B. Power Consumption
Power consumption data is produced using the implemented power report from Vivado and results are shown in Fig. 6 , to help with clarity we only display the FPGA dynamic power consumption. The overall power consumption is obtained by adding the Zynq z7045 static overhead of 230mW, the ARM processor consumption of 1.57W and a 100mW offchip consumption to the figures displayed in Fig. 6 , adding 1.9W.
The results shown in Fig. 6 confirm the conclusions of Section V-A, as the 40-point FFT serial version proves to be the most energy efficient solution, with a 130mW saving compared to the previously designed 64-point version [3] . In our experiments, the area usage is the most critical variable when it comes to the power consumption. While the increase of the working frequency leads to a higher power consumption from the clocks and the signals (transfers of data between blocks), the saving on the DSP48E1 power consumption largely counterbalances the increase. One will note that the lower computational efficiency of the non power-of-two FFTs make 48-point FFT parallel and 56-point FFT serial version less energy-efficient, once again showing a strong correlation between the resources utilisation shown in Tab. I and the power consumption.
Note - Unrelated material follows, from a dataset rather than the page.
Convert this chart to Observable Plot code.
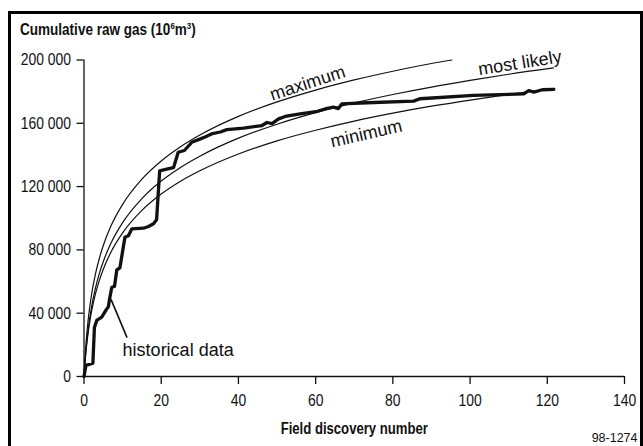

VI. CONCLUSIONS In this paper we provided a new approach to the design and FPGA implementation of oversampled filter-bank multi-carrier systems for TVWS transmission, by moving away from the standard power-of-two FFT and considering a 40-point mixedradix FFT. This approach has proven to be both less costly in terms of area and more energy-efficient by 230mW which represents a 6.7% energy saving for the overall transceiver compared to previous designs, when implemented on a Zynq z7045. In a complete transceiver system, our approach might prove even more advantageous as systems upstream of the FBMC system in the receiver would run at a sampling frequency 30% lower than a 64-point FFT system.